Copy out each line of the listing that has the word "matplotlib" in it.

— START Data provided —

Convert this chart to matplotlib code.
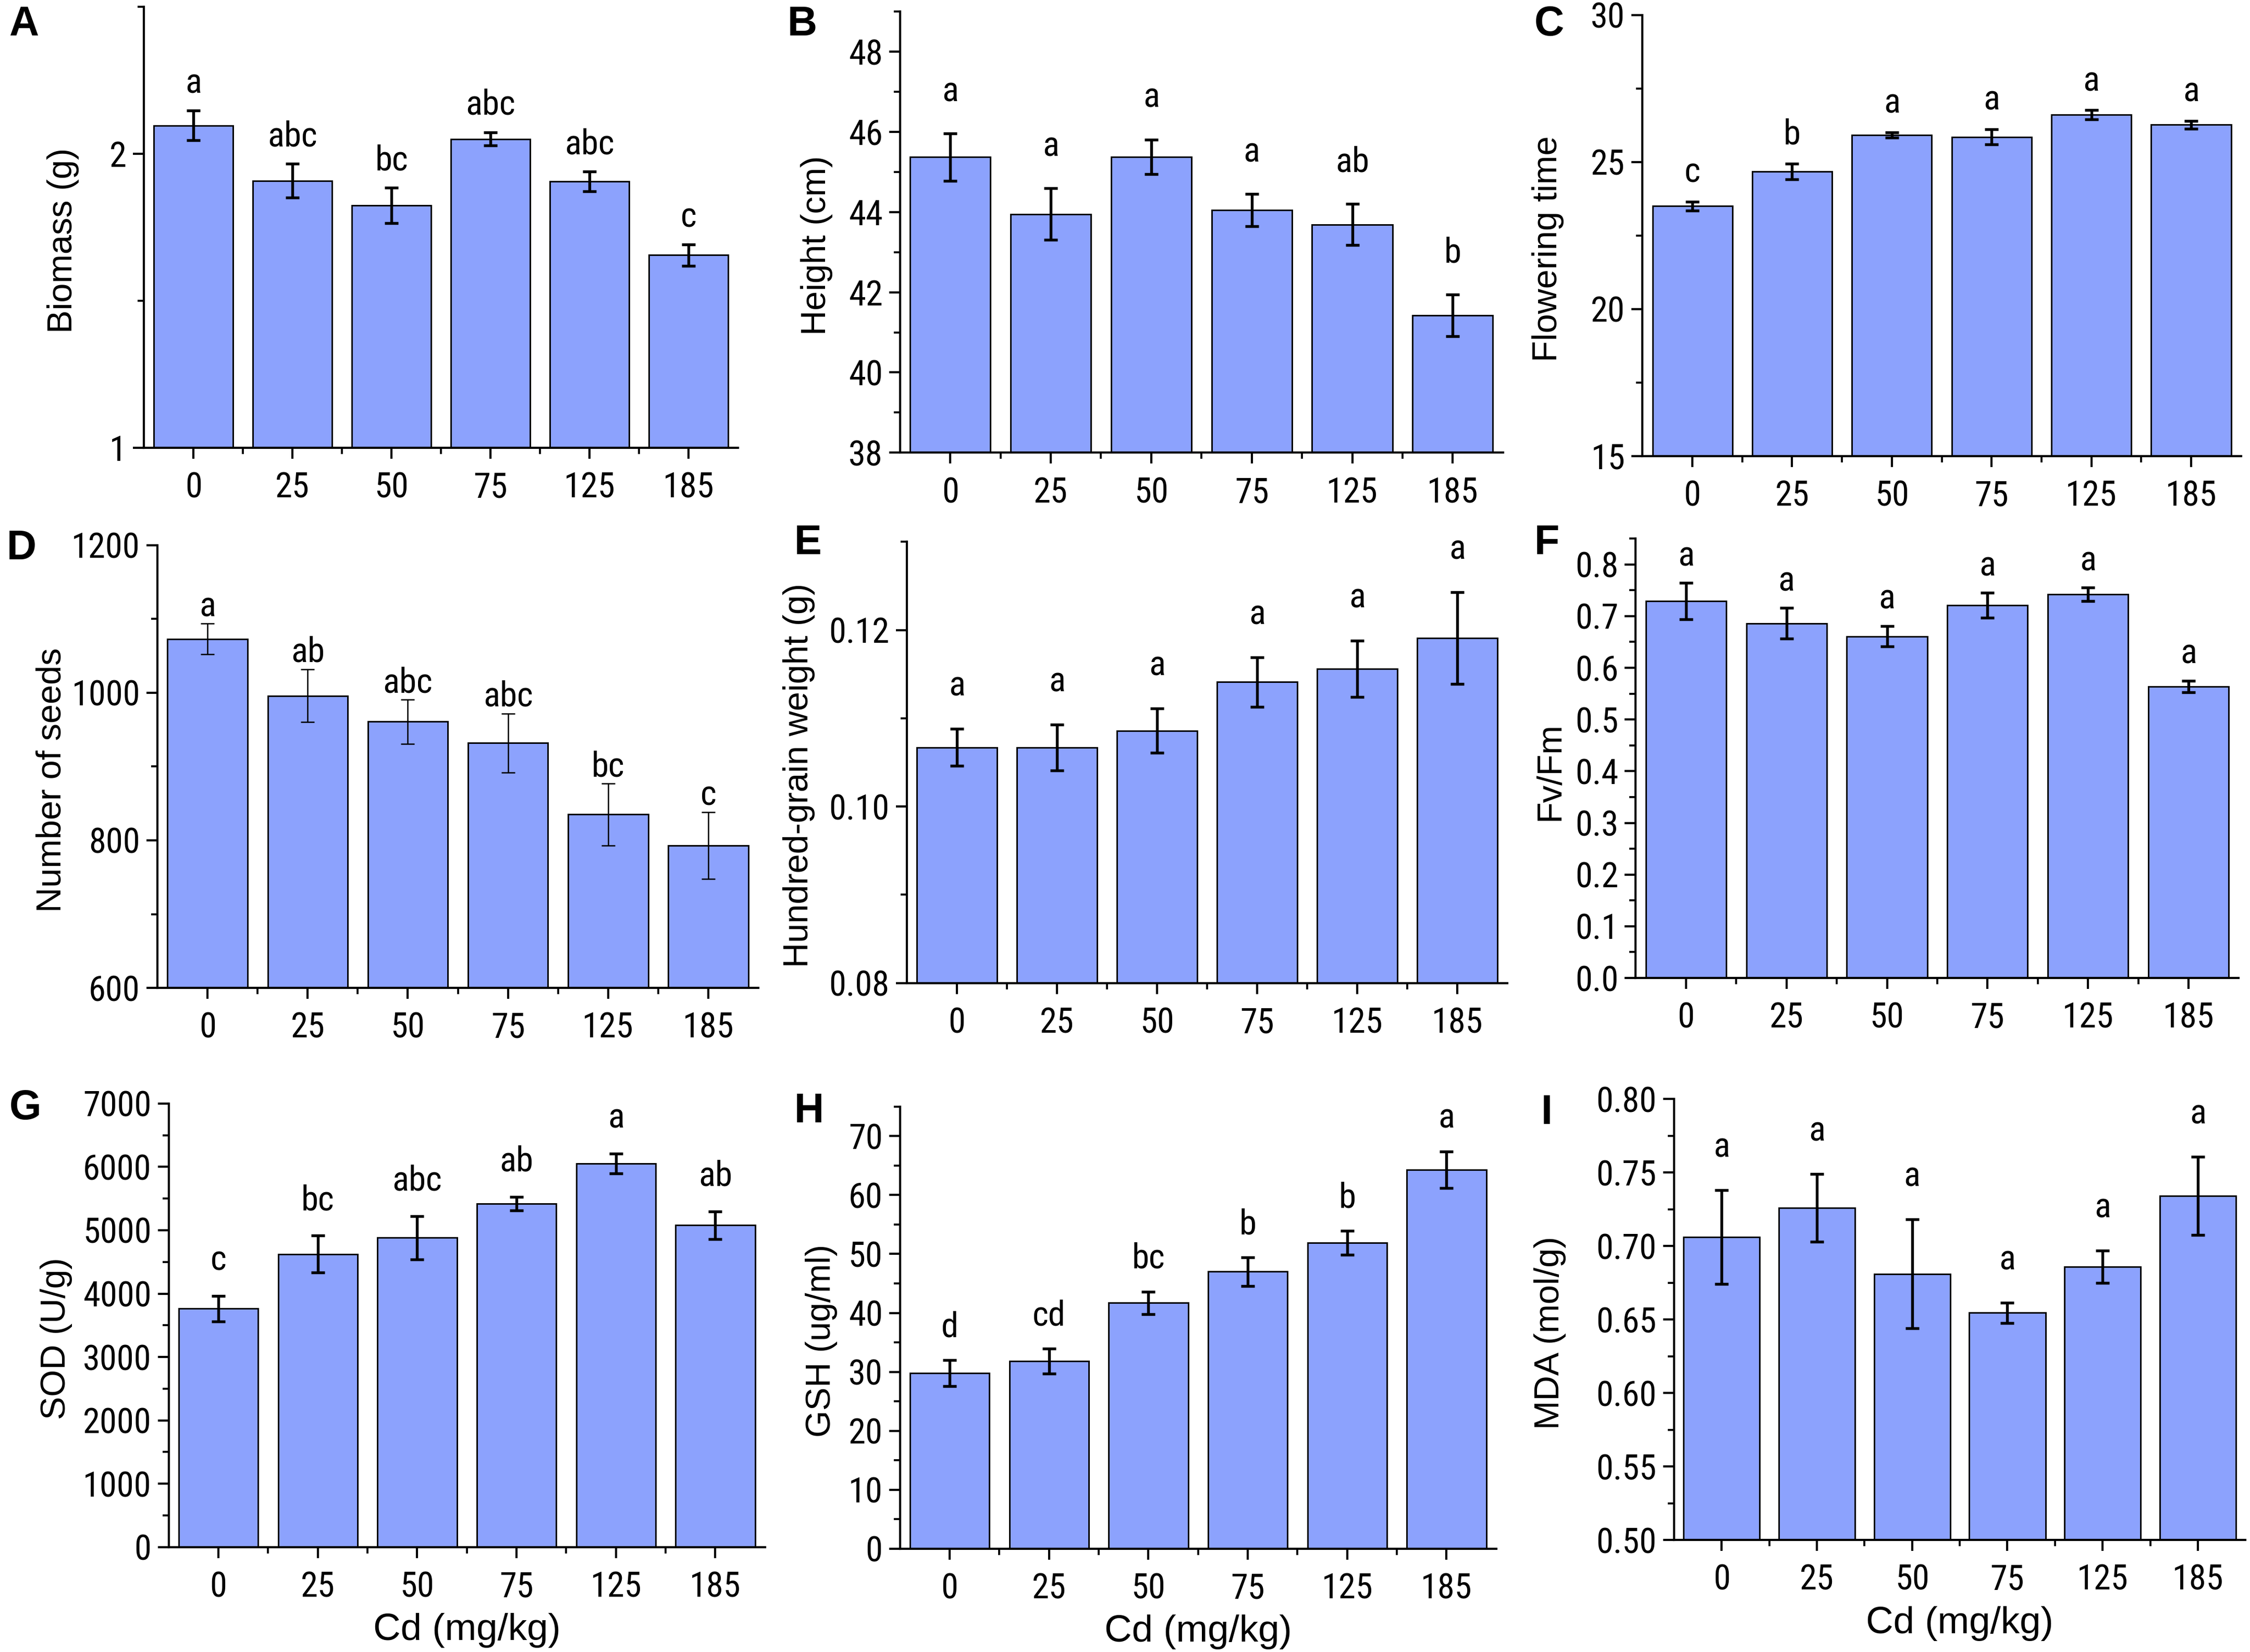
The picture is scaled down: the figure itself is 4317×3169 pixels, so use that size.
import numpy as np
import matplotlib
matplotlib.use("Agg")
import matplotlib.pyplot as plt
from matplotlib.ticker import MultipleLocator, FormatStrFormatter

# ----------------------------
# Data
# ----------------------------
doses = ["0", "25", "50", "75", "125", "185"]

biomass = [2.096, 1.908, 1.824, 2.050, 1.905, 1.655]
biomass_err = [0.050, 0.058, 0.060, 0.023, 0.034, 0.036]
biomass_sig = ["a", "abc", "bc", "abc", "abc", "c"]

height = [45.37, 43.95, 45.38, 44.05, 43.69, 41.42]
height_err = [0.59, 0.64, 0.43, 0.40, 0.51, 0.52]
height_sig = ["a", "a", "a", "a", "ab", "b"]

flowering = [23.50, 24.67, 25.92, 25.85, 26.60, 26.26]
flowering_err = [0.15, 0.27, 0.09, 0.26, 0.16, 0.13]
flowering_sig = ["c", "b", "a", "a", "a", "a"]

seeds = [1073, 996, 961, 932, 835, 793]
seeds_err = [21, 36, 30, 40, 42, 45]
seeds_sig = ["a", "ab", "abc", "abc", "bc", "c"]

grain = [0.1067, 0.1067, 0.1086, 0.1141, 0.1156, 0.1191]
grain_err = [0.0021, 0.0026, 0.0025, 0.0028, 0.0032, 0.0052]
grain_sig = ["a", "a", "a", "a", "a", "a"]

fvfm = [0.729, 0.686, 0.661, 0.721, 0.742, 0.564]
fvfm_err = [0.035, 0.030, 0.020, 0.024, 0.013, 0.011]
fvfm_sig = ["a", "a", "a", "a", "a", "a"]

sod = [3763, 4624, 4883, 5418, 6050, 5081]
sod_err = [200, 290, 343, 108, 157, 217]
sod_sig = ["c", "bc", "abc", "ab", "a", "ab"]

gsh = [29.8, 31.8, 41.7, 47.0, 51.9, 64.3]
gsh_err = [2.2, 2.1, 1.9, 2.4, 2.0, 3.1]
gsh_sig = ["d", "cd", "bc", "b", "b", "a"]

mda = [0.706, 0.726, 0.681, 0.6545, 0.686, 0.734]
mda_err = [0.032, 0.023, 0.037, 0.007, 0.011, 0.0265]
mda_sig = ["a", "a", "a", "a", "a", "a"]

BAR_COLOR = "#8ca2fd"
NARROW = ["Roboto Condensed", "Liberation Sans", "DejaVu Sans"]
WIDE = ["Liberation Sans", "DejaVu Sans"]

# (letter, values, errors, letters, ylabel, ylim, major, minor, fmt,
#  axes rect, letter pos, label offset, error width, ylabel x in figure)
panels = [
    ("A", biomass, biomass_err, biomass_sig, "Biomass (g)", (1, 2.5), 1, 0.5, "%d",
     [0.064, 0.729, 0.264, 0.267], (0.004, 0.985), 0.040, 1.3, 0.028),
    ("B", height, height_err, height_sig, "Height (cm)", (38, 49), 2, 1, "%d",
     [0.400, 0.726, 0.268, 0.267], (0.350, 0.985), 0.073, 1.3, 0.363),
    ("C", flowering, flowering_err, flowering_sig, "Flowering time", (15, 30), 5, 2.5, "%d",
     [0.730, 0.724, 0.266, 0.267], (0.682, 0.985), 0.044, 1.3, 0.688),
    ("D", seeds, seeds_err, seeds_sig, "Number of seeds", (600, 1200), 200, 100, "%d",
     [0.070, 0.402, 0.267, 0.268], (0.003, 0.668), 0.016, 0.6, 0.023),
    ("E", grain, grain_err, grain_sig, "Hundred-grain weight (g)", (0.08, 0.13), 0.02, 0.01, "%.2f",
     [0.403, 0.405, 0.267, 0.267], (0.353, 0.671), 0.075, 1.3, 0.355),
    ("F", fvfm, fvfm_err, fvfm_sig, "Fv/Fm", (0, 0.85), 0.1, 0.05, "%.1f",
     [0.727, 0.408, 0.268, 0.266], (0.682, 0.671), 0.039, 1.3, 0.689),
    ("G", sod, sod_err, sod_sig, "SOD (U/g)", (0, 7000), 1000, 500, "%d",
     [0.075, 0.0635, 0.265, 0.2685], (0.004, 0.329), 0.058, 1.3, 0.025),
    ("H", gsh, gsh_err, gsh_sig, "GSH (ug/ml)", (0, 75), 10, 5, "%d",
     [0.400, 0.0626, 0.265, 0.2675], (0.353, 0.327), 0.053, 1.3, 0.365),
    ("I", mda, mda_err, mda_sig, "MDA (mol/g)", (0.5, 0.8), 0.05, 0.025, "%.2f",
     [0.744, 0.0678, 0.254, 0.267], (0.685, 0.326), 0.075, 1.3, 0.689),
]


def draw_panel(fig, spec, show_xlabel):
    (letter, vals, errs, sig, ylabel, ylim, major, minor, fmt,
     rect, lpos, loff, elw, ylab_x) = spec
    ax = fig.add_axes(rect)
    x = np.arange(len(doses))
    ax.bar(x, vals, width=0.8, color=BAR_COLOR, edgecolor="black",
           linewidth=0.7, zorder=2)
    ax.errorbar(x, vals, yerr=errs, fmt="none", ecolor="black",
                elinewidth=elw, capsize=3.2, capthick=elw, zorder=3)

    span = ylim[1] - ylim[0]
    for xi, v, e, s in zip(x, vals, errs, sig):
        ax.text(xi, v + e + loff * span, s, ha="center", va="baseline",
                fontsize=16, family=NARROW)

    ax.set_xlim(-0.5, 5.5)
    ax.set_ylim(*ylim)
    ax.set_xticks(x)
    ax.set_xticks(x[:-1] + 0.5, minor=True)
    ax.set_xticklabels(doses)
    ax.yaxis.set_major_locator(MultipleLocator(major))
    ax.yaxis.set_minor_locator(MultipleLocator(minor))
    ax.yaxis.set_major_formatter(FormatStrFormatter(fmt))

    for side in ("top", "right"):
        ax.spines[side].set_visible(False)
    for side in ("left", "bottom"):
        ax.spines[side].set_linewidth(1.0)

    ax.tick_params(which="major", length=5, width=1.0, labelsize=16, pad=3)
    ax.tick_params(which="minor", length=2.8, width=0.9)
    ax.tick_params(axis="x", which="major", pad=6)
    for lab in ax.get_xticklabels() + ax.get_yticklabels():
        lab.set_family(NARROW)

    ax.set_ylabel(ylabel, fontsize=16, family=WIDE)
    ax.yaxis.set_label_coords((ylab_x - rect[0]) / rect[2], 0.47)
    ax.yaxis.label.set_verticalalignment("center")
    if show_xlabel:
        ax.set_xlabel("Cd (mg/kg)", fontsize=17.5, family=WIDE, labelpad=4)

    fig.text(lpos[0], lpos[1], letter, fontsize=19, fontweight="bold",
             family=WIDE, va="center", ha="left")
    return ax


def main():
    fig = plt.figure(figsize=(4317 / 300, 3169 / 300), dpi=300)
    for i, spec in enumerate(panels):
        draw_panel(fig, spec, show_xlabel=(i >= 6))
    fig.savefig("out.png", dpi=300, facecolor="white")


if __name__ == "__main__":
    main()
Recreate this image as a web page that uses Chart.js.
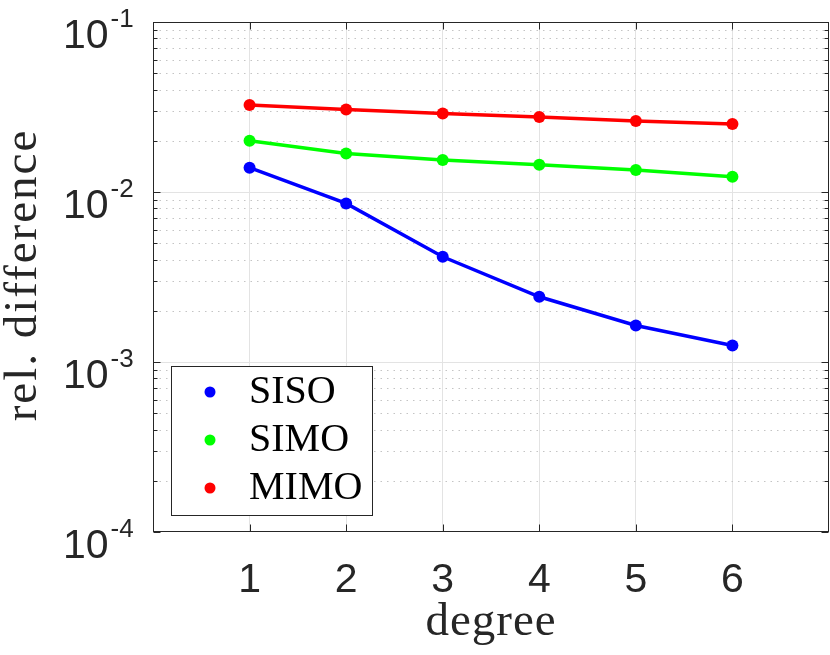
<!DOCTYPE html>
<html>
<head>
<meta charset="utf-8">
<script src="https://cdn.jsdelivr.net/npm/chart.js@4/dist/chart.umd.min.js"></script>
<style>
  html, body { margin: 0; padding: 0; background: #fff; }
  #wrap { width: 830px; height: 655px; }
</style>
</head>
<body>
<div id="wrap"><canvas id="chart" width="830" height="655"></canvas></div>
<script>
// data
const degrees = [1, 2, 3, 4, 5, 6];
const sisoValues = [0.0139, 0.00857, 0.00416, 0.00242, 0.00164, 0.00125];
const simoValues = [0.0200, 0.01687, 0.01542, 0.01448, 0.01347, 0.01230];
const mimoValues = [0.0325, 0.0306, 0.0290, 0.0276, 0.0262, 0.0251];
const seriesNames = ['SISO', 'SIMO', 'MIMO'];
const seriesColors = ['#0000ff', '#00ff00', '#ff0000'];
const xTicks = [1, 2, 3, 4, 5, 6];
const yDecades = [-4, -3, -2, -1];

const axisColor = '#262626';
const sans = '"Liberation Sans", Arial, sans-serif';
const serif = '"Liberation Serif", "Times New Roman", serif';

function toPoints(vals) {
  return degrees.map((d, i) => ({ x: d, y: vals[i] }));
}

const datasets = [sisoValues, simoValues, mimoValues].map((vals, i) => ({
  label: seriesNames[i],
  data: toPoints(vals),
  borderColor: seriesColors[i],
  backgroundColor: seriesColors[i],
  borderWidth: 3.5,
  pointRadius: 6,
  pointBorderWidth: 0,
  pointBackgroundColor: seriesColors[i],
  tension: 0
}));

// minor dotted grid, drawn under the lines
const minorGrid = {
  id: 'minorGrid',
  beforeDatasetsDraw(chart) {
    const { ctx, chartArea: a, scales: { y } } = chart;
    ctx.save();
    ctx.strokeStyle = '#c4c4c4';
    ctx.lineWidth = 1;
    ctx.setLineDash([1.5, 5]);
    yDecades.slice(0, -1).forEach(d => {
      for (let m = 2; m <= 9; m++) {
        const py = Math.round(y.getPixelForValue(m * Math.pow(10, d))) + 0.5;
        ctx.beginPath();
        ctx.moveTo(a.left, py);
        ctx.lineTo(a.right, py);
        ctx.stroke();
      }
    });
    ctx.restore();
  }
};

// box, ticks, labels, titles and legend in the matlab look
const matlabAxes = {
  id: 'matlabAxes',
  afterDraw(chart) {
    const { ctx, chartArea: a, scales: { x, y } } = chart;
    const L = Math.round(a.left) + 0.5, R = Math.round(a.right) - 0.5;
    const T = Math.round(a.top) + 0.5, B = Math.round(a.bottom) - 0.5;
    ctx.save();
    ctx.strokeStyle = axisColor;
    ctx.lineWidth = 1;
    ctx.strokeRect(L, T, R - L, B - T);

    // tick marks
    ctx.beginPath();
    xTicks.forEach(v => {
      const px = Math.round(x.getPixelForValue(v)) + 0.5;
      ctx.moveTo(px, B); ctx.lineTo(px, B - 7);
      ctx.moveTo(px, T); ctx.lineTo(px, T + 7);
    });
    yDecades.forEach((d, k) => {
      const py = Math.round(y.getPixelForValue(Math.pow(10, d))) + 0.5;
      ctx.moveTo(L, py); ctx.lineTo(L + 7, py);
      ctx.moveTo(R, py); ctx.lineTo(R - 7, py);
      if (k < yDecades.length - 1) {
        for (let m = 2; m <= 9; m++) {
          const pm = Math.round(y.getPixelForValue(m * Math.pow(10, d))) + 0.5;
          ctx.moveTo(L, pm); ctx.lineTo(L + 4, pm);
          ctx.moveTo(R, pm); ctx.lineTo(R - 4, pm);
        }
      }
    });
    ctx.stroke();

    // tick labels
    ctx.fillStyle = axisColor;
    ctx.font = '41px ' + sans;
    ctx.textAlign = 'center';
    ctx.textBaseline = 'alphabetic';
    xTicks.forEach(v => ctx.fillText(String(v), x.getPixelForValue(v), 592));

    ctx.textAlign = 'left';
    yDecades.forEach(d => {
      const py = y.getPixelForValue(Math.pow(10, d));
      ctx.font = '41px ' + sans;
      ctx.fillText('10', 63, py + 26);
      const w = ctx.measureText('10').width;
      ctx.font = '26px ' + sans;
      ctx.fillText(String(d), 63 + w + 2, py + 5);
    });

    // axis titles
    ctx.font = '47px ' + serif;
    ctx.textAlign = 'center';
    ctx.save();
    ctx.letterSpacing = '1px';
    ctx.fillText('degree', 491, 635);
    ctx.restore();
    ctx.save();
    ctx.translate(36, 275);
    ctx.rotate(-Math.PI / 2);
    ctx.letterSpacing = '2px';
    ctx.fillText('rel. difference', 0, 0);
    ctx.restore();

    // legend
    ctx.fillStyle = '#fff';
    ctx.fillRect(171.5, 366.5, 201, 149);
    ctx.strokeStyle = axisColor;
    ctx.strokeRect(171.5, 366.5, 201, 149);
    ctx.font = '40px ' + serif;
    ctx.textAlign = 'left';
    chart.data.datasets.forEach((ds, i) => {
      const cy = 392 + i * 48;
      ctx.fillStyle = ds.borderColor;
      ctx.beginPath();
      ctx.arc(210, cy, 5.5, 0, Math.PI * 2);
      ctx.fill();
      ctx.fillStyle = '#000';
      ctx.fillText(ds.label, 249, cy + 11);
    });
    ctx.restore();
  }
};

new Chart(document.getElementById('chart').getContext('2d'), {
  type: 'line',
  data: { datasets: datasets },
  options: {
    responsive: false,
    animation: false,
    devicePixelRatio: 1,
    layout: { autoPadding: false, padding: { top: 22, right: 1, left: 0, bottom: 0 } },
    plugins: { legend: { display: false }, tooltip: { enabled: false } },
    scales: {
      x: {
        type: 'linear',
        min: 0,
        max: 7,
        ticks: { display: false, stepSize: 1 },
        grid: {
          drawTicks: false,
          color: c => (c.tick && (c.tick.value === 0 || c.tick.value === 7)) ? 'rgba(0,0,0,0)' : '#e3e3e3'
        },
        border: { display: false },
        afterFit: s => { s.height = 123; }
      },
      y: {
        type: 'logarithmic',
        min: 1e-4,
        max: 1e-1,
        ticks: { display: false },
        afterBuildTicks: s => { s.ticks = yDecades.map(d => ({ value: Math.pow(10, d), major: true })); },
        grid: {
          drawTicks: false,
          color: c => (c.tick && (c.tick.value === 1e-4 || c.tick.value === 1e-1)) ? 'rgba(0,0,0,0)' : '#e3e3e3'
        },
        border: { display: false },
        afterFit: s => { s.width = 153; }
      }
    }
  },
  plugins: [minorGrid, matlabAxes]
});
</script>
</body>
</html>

— END Data provided —

Exercise result:
Convert this chart to matplotlib code.
import matplotlib
matplotlib.use("Agg")
import matplotlib.pyplot as plt
from matplotlib.ticker import MultipleLocator, FormatStrFormatter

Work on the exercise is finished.